In what has been termed the first case of its kind in the federal workforce, the MSPB has barred the Justice Department from filling two vacancies, an action the merit board took at the request of the Office of Special Counsel, which is investigating whether the department manipulated the process to avoid hiring a veteran.
The case involves two job openings for which two veterans were placed in the “best qualified” category; the OSC asserted that departmental officials told them that the highest-ranked candidate was a non-veteran who couldn’t be hired unless they withdrew their applications. They did not, according to the MSPB, and the office “attempted to hire its preferred candidate anyway, but was prevented from doing so by human resources officials.”

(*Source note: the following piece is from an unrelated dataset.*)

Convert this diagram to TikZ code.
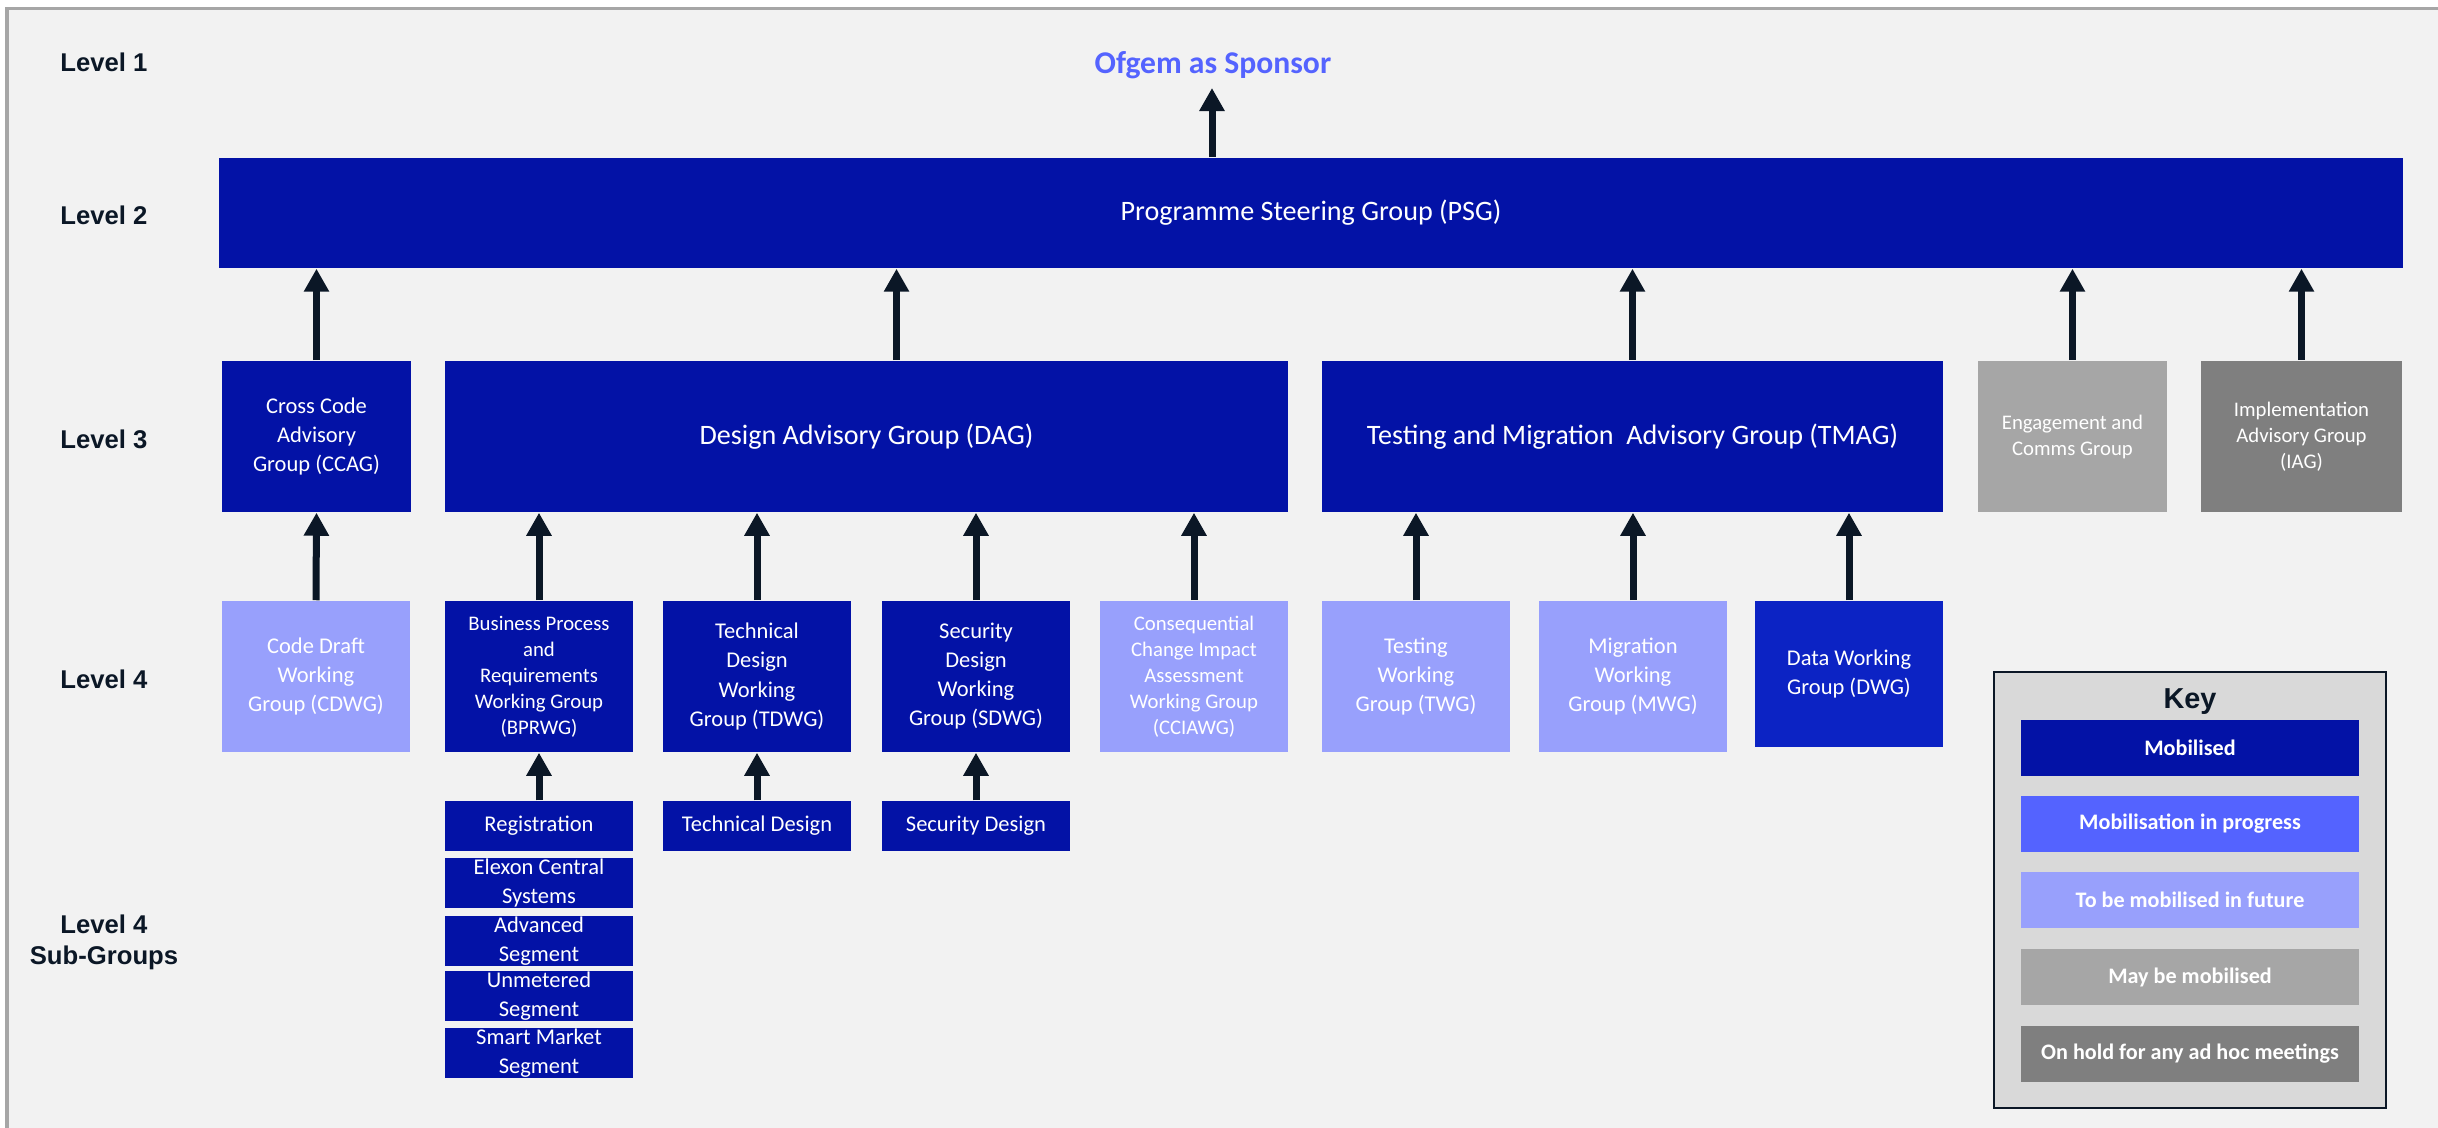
\documentclass[tikz,border=0pt]{standalone}
\usepackage{fontspec}
\setmainfont{Carlito}
\newfontfamily\arialfont{Liberation Sans}
\usepackage{xcolor}
\usetikzlibrary{arrows.meta,calc}

\definecolor{mobblue}{HTML}{0312A6}
\definecolor{dwgblue}{HTML}{0C23C4}
\definecolor{progblue}{HTML}{5463FF}
\definecolor{futblue}{HTML}{98A0FC}
\definecolor{maygray}{HTML}{A6A6A6}
\definecolor{holdgray}{HTML}{7F7F7F}
\definecolor{bggray}{HTML}{F2F2F2}
\definecolor{framegray}{HTML}{A6A6A6}
\definecolor{keygray}{HTML}{D9D9D9}
\definecolor{navy}{HTML}{0B1726}

\begin{document}
\begin{tikzpicture}[x=0.01cm, y=-0.01cm,
        grp/.style={inner sep=0pt, align=center, text=white, font=\fontsize{6.4}{8.25}\selectfont},
        small/.style={font=\fontsize{5.9}{7.4}\selectfont},
        big/.style={font=\fontsize{8}{10}\selectfont},
        lvl/.style={align=center, text=navy, font=\arialfont\bfseries\fontsize{7.3}{8.8}\selectfont},
        arr/.style={draw=navy, line width=0.07cm, -{Triangle[length=0.23cm,width=0.24cm]}},
        keyitem/.style={grp, minimum width=3.38cm, minimum height=0.56cm, font=\bfseries\fontsize{6.3}{7.5}\selectfont}]

        \useasboundingbox (0,0) rectangle (2438,1128);
        \fill[white] (0,0) rectangle (2438,1128);
        \fill[bggray] (7,9) rectangle (2438,1128);
        \draw[framegray, line width=0.03cm] (7,1128) -- (7,9) -- (2438,9);

        \def\boxw{1.88cm}; % width of a level 4 box
        \def\boxh{1.51cm}; % height of a level 3/4 box

        % level names
        \node[lvl] (l1) at (104,62) {Level 1};
        \node[lvl] (l2) at (104,215) {Level 2};
        \node[lvl] (l3) at (104,439) {Level 3};
        \node[lvl] (l4) at (104,679) {Level 4};
        \node[lvl] (l4sub) at (104,942) {Level 4\\Sub-Groups};

        % level 1 and 2
        \node[inner sep=0pt, text=progblue, font=\bfseries\fontsize{9}{11}\selectfont] (ofgem) at (1213,65) {Ofgem as Sponsor};
        \coordinate (ofgemtip) at (1212,88);
        \node[grp, big, fill=mobblue, minimum width=21.82cm, minimum height=1.10cm] (psg) at (1311,213) {Programme Steering Group (PSG)};

        % level 3
        \node[grp, fill=mobblue, minimum width=1.89cm, minimum height=\boxh] (ccag) at (316.5,436.5) {Cross Code\\Advisory\\Group (CCAG)};
        \node[grp, big, fill=mobblue, minimum width=8.43cm, minimum height=\boxh] (dag) at (866.5,436.5) {Design Advisory Group (DAG)};
        \node[grp, big, fill=mobblue, minimum width=6.21cm, minimum height=\boxh] (tmag) at (1632.5,436.5) {Testing and Migration\ \ Advisory Group (TMAG)};
        \node[grp, small, fill=maygray, minimum width=1.89cm, minimum height=\boxh] (eng) at (2072.5,436.5) {Engagement and\\Comms Group};
        \node[grp, small, fill=holdgray, minimum width=2.01cm, minimum height=\boxh] (iag) at (2301.5,436.5) {Implementation\\Advisory Group\\(IAG)};

        % level 4
        \node[grp, fill=futblue, minimum width=\boxw, minimum height=\boxh] (cdwg) at (316,676.5) {Code Draft\\Working\\Group (CDWG)};
        \node[grp, small, fill=mobblue, minimum width=\boxw, minimum height=\boxh] (bprwg) at (539,676.5) {Business Process\\and\\Requirements\\Working Group\\(BPRWG)};
        \node[grp, fill=mobblue, minimum width=\boxw, minimum height=\boxh] (tdwg) at (757,676.5) {Technical\\Design\\Working\\Group (TDWG)};
        \node[grp, fill=mobblue, minimum width=\boxw, minimum height=\boxh] (sdwg) at (976,676.5) {Security\\Design\\Working\\Group (SDWG)};
        \node[grp, small, fill=futblue, minimum width=\boxw, minimum height=\boxh] (cciawg) at (1194,676.5) {Consequential\\Change Impact\\Assessment\\Working Group\\(CCIAWG)};
        \node[grp, fill=futblue, minimum width=\boxw, minimum height=\boxh] (twg) at (1416,676.5) {Testing\\Working\\Group (TWG)};
        \node[grp, fill=futblue, minimum width=\boxw, minimum height=\boxh] (mwg) at (1633,676.5) {Migration\\Working\\Group (MWG)};
        \node[grp, fill=dwgblue, minimum width=\boxw, minimum height=1.46cm] (dwg) at (1849,674) {Data Working\\Group (DWG)};

        % level 4 sub-groups
        \node[grp, fill=mobblue, minimum width=\boxw, minimum height=0.50cm] (reg) at (539,826) {Registration};
        \node[grp, fill=mobblue, minimum width=\boxw, minimum height=0.50cm] (elexon) at (539,883) {Elexon Central\\Systems};
        \node[grp, fill=mobblue, minimum width=\boxw, minimum height=0.50cm] (adv) at (539,941) {Advanced\\Segment};
        \node[grp, fill=mobblue, minimum width=\boxw, minimum height=0.50cm] (unmet) at (539,996) {Unmetered\\Segment};
        \node[grp, fill=mobblue, minimum width=\boxw, minimum height=0.50cm] (smart) at (539,1053) {Smart Market\\Segment};
        \node[grp, fill=mobblue, minimum width=\boxw, minimum height=0.50cm] (techdes) at (757,826) {Technical Design};
        \node[grp, fill=mobblue, minimum width=\boxw, minimum height=0.50cm] (secdes) at (976,826) {Security Design};

        % arrows
        \coordinate (dagtop) at ([xshift=0.3cm]dag.north);
        \draw[arr] (ofgemtip |- psg.north) -- (ofgemtip);
        \draw[arr] (ccag.north) -- (ccag.north |- psg.south);
        \draw[arr] (dagtop) -- (dagtop |- psg.south);
        \draw[arr] (tmag.north) -- (tmag.north |- psg.south);
        \draw[arr] (eng.north) -- (eng.north |- psg.south);
        \draw[arr] (iag.north) -- (iag.north |- psg.south);

        \draw[arr] (cdwg.north) -- (ccag.south);
        \draw[arr] (bprwg.north) -- (bprwg.north |- dag.south);
        \draw[arr] (tdwg.north) -- (tdwg.north |- dag.south);
        \draw[arr] (sdwg.north) -- (sdwg.north |- dag.south);
        \draw[arr] (cciawg.north) -- (cciawg.north |- dag.south);
        \draw[arr] (twg.north) -- (twg.north |- tmag.south);
        \draw[arr] (mwg.north) -- (mwg.north |- tmag.south);
        \draw[arr] (dwg.north) -- (dwg.north |- tmag.south);

        \draw[arr] (reg.north) -- (bprwg.south);
        \draw[arr] (techdes.north) -- (tdwg.south);
        \draw[arr] (secdes.north) -- (sdwg.south);

        % key
        \node[draw=navy, fill=keygray, line width=0.02cm, minimum width=3.92cm, minimum height=4.36cm] (key) at (2190,890) {};
        \node[inner sep=0pt, text=navy, font=\arialfont\bfseries\fontsize{8.2}{10}\selectfont] (keytitle) at (2190,702) {Key};
        \node[keyitem, fill=mobblue] (kmob) at (2190,748) {Mobilised};
        \node[keyitem, fill=progblue] (kprog) at (2190,824) {Mobilisation in progress};
        \node[keyitem, fill=futblue] (kfut) at (2190,900) {To be mobilised in future};
        \node[keyitem, fill=maygray] (kmay) at (2190,977) {May be mobilised};
        \node[keyitem, fill=holdgray] (khold) at (2190,1054) {On hold for any ad hoc meetings};
    \end{tikzpicture}
\end{document}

The hiring office eventually canceled the vacancy announcements without hiring anyone, rewrote the job requirements to stress a qualification the preferred candidate had but that the two veterans lacked, and then found them unqualified, said MSPB. In the meantime, the OSC started investigating, leading to OSC’s request that MSPB block any hiring for the positions while that probe continues.
In granting a 45-day stay, the MSPB said there are “reasonable grounds to believe” that the Justice Department violated federal personnel law in several ways.
The OSC said that this was the first time it had sought a stay in a case involving an alleged prohibited personnel practice that did not involve a claim of retaliation.